Saudi Foreign Minister Adel al-Jubeir said Iranian diplomats had 48 hours to leave the kingdom and Iran’s supreme leader said Saudi Arabia would face “quick consequences” for executing the cleric. Fearing further upheaval in the already volatile Middle East, the United States has urged regional leaders to take measures to soothe tensions.
At around 0230 GMT, US benchmark West Texas Intermediate for delivery in February was up 48 cents, or 1.30 percent, at USD 37.52 and Brent crude for February was trading 61 cents, or 1.64 percent, higher at USD 37.89. “Oil started the new year on the mend, as Asian markets reacted to fears that geopolitical tensions in the Middle East may threaten the supply of oil,” said Bernard Aw, market strategist at IG Markets in Singapore.

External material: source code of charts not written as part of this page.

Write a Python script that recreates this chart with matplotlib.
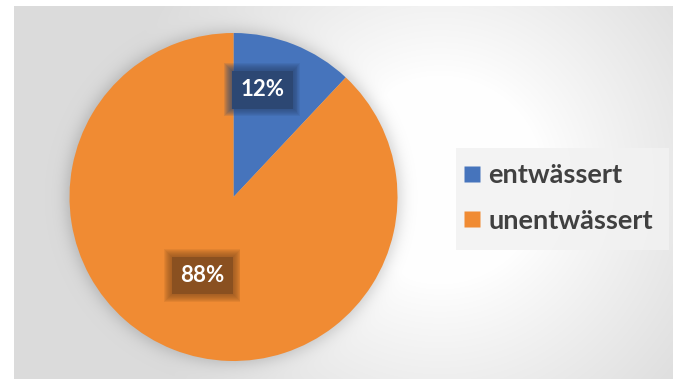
import numpy as np
import matplotlib
matplotlib.use("Agg")
import matplotlib.pyplot as plt
from matplotlib.lines import Line2D
from matplotlib.patches import Rectangle

# Data
categories = ["entwässert", "unentwässert"]
shares = [12, 88]
colors = ["#4674BC", "#F08B33"]
label_box_colors = ["#2C4773", "#8A5020"]

W, H = 681, 379
fig = plt.figure(figsize=(W / 100, H / 100), dpi=100)

# Pie geometry in pixels
cx, cy, R = 233.5, 197.0, 164.0

# ---- background panel: radial gradient + soft shadow around the pie ----
yy, xx = np.mgrid[0:H, 0:W] + 0.5
d = np.hypot(xx - 440, yy - 180)
t = np.clip((d - 100) / 230, 0, 1)
grey = 1.0 - 0.14 * t ** 0.9
dp = np.hypot(xx - cx, yy - cy)
shadow = 0.18 / (1 + np.exp((dp - R - 3) / 4.5))
grey = grey * (1 - shadow)
img = np.ones((H, W, 3))
panel = (xx >= 14) & (xx <= 673) & (yy >= 6)
img[panel] = grey[panel][:, None]

bg = fig.add_axes([0, 0, 1, 1])
bg.imshow(img, extent=(0, W, H, 0), interpolation="bilinear")
bg.set_xlim(0, W)
bg.set_ylim(H, 0)
bg.axis("off")

# legend backdrop panel
bg.add_patch(Rectangle((456, 148), 213, 102, facecolor="#F2F2F2",
                       edgecolor="none", alpha=0.85))

# ---- pie ----
ax = fig.add_axes([(cx - R) / W, (H - cy - R) / H, 2 * R / W, 2 * R / H])
wedges, _ = ax.pie(shares, colors=colors, startangle=90, counterclock=False,
                   radius=1.0, wedgeprops=dict(linewidth=0))
ax.set_xlim(-1, 1)
ax.set_ylim(-1, 1)
ax.set_aspect("equal")
ax.axis("off")

font = ["Lato", "DejaVu Sans"]

def blurred_label(x, y, text, box_color):
    # stacked translucent boxes give the label background a soft edge
    for pad in np.linspace(0.72, 0.42, 8):
        ax.text(x, y, text, color="none", fontsize=16, fontweight="black",
                family=font, ha="center", va="center",
                bbox=dict(boxstyle=f"square,pad={pad:.3f}", fc=box_color,
                          ec="none", alpha=0.13))
    ax.text(x, y, text, color="white", fontsize=16, fontweight="bold",
            family=font, ha="center", va="center",
            bbox=dict(boxstyle="square,pad=0.38", fc=box_color, ec="none"))

# label for the small slice sits nudged toward the top of its wedge
blurred_label(0.175, 0.655, f"{shares[0]}%", label_box_colors[0])

# label for the large slice at its mid-angle
theta = np.deg2rad(90 - 360 * (shares[0] + shares[1] / 2) / sum(shares))
r = 0.515
blurred_label(r * np.cos(theta), r * np.sin(theta), f"{shares[1]}%",
              label_box_colors[1])

# ---- legend ----
handles = [Line2D([], [], marker="s", linestyle="none", markersize=12,
                  markerfacecolor=c, markeredgecolor="none") for c in colors]
leg = fig.legend(handles, categories, loc="center left",
                 bbox_to_anchor=(456 / W, 1 - 198 / H), borderaxespad=0,
                 frameon=False, borderpad=0.2,
                 handlelength=0.8, handletextpad=0.2, labelspacing=0.78,
                 prop=dict(family=font, size=19.5, weight="bold"))
for txt in leg.get_texts():
    txt.set_color("#404040")

fig.savefig("out.png", dpi=100)
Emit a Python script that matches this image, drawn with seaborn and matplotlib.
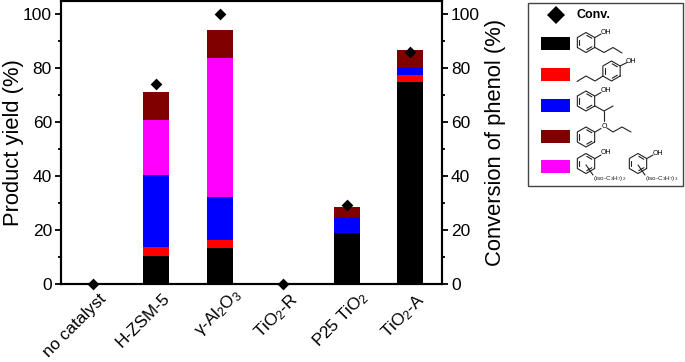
import numpy as np
import pandas as pd
import matplotlib
matplotlib.use('Agg')
import matplotlib.pyplot as plt
import matplotlib.transforms as mtrans
import seaborn as sns
from matplotlib.patches import Rectangle

catalysts = ['no catalyst', 'H-ZSM-5', 'γ-Al$_2$O$_3$', 'TiO$_2$-R', 'P25 TiO$_2$', 'TiO$_2$-A']
# layer thickness of each product, stacked in this order
black_vals = [0, 10.4, 13.5, 0, 18.8, 75.1]
red_vals = [0, 3.4, 2.8, 0, 0, 2.5]
blue_vals = [0, 26.6, 15.9, 0, 5.8, 2.7]
magenta_vals = [0, 20.5, 51.5, 0, 0, 0]
maroon_vals = [0, 10.3, 10.4, 0, 4.1, 6.5]
conversion = [0, 74.1, 100, 0, 29.2, 86]

layers = [black_vals, red_vals, blue_vals, magenta_vals, maroon_vals]
layer_colors = ['#000000', '#ff0000', '#0000ff', '#ff00ff', '#800000']
legend_colors = ['#000000', '#ff0000', '#0000ff', '#800000', '#ff00ff']

sns.set_theme(style='ticks')
plt.rcParams['font.family'] = ['Liberation Sans', 'DejaVu Sans']
plt.rcParams['mathtext.fontset'] = 'custom'
plt.rcParams['mathtext.rm'] = 'Liberation Sans'
plt.rcParams['mathtext.default'] = 'rm'

fig = plt.figure(figsize=(6.85, 3.62), dpi=100)
ax = fig.add_axes([61 / 685, (362 - 284) / 362, 381 / 685, 283 / 362])

df = pd.DataFrame({'catalyst': catalysts, 'conv': conversion})
tops = np.cumsum(layers, axis=0)
# tallest first so the lower layers paint over it
for top, col in zip(tops[::-1], layer_colors[::-1]):
    sns.barplot(x=catalysts, y=top, order=catalysts, color=col, saturation=1,
                width=0.405, linewidth=0, ax=ax)

ax.set_xlim(-0.5, 5.5)
ax.set_ylim(0, 105)
ax.set_yticks(range(0, 101, 20))
ax.set_yticks(range(10, 100, 20), minor=True)
ax.set_xlabel('')
ax.set_ylabel('Product yield (%)', fontsize=15.8, color='black')
ax.yaxis.set_label_coords(-0.098, 0.5)
ax.tick_params(axis='y', which='major', length=4.5, width=1.3, labelsize=12.5, pad=2, color='black', labelcolor='black')
ax.tick_params(axis='y', which='minor', length=2, width=1.3, color='black')
ax.tick_params(axis='x', length=0, pad=5, labelcolor='black')
ax.set_xticks(range(6))
ax.set_xticklabels(catalysts, rotation=45, ha='right', rotation_mode='anchor', fontsize=12.3)
# nudge the rotated labels, in pixels
nudges = [(6, 0), (6, 0), (12, 6), (6, 0), (12, 3), (6, 0)]
for lab, (dx, dy) in zip(ax.get_xticklabels(), nudges):
    shift = mtrans.ScaledTranslation(dx / 100, dy / 100, fig.dpi_scale_trans)
    lab.set_transform(lab.get_transform() + shift)
for s in ax.spines.values():
    s.set_linewidth(1.5)
    s.set_color('black')

ax2 = ax.twinx()
sns.scatterplot(data=df, x='catalyst', y='conv', marker='D', s=36, color='black',
                linewidth=0, clip_on=False, zorder=5, ax=ax2)
ax2.set_ylim(0, 105)
ax2.set_yticks(range(0, 101, 20))
ax2.set_yticks(range(10, 100, 20), minor=True)
ax2.set_xlabel('')
ax2.set_ylabel('Conversion of phenol (%)', fontsize=15.8, color='black')
ax2.yaxis.set_label_coords(1.112, 0.5)
ax2.tick_params(axis='y', which='major', length=4.5, width=1.3, labelsize=12.5, pad=2, color='black', labelcolor='black')
ax2.tick_params(axis='y', which='minor', length=2, width=1.3, color='black')
for s in ax2.spines.values():
    s.set_linewidth(1.5)
    s.set_color('black')

# legend panel drawn in pixel coordinates
lg = fig.add_axes([0, 0, 1, 1])
lg.set_xlim(0, 685)
lg.set_ylim(362, 0)
lg.axis('off')
lg.patch.set_alpha(0)
lg.add_patch(Rectangle((527.7, 2.5), 155.5, 183.5, fill=False, ec='#444444', lw=1))
lg.plot([555.7], [14.5], marker='D', ms=9, color='black', mew=0)
lg.text(577, 14.5, 'Conv.', fontsize=9, fontweight='bold', va='center', color='black')

for y0, col in zip([37, 68, 99, 130, 160], legend_colors):
    lg.add_patch(Rectangle((541, y0), 29.5, 12.7, fc=col, ec='none'))


def ring(cx, cy, r=10):
    ang = np.radians(np.arange(30, 391, 60))
    lg.plot(cx + r * np.cos(ang), cy + r * np.sin(ang), color='#222222', lw=0.8)
    # alternating inner bonds of the benzene ring
    for a in np.radians([60, 180, 300]):
        lg.plot([cx + 0.72 * r * np.cos(a - 0.42), cx + 0.72 * r * np.cos(a + 0.42)],
                [cy + 0.72 * r * np.sin(a - 0.42), cy + 0.72 * r * np.sin(a + 0.42)],
                color='#222222', lw=0.8)


def bonds(xs, ys):
    lg.plot(xs, ys, color='#222222', lw=0.8)


def oh(x, y):
    lg.text(x, y, 'OH', fontsize=5, ha='center', va='center', color='black')


# 2-propylphenol
ring(586, 42.5)
bonds([595, 601], [37.5, 34])
oh(606, 32)
bonds([595, 604, 613, 622], [47.5, 52.5, 47.5, 53])
# 4-propylphenol
ring(611.5, 71)
bonds([620, 627], [66, 62.5])
oh(631, 61.5)
bonds([603, 595, 586, 577], [76, 81, 76, 81.5])
# 2-isopropylphenol
ring(586, 101)
bonds([595, 601], [96, 92.5])
oh(606, 90.5)
bonds([595, 604, 613], [106, 111, 106])
bonds([604, 604], [111, 121])
# propyl phenyl ether
ring(586, 137)
bonds([595, 601], [132, 128.5])
lg.text(604, 126.5, 'O', fontsize=5, ha='center', va='center', color='black')
bonds([607, 613, 622, 631], [128, 132, 127, 132])
# di- and tri-isopropylphenols
ring(586, 163.5)
bonds([595, 601], [158.5, 155])
oh(606, 153)
bonds([586, 593], [165, 175])
lg.text(593, 178.5, '(iso-C$_3$H$_7$)$_2$', fontsize=4.6, va='center', color='#222222')
ring(638, 163.5)
bonds([647, 653], [158.5, 155])
oh(658, 153.5)
bonds([638, 645], [165, 175])
lg.text(645, 178.5, '(iso-C$_3$H$_7$)$_3$', fontsize=4.6, va='center', color='#222222')

fig.savefig('out.png', dpi=100)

Despite the rise, Aw said however that the persistent global crude oversupply will continue to weigh down on prices over the longer term. “Unless we see a convincing drop in oil output from these two nations, and the broader oil producing community, the supply glut issue will persist, which means oil prices would remain under pressure for a longer period,” he told reporters.
Saudi Arabia is the biggest producer in the Organization of the Petroleum Exporting Countries, which last month decided against cutting output levels despite a plunge in oil prices. Iran is also a key OPEC member.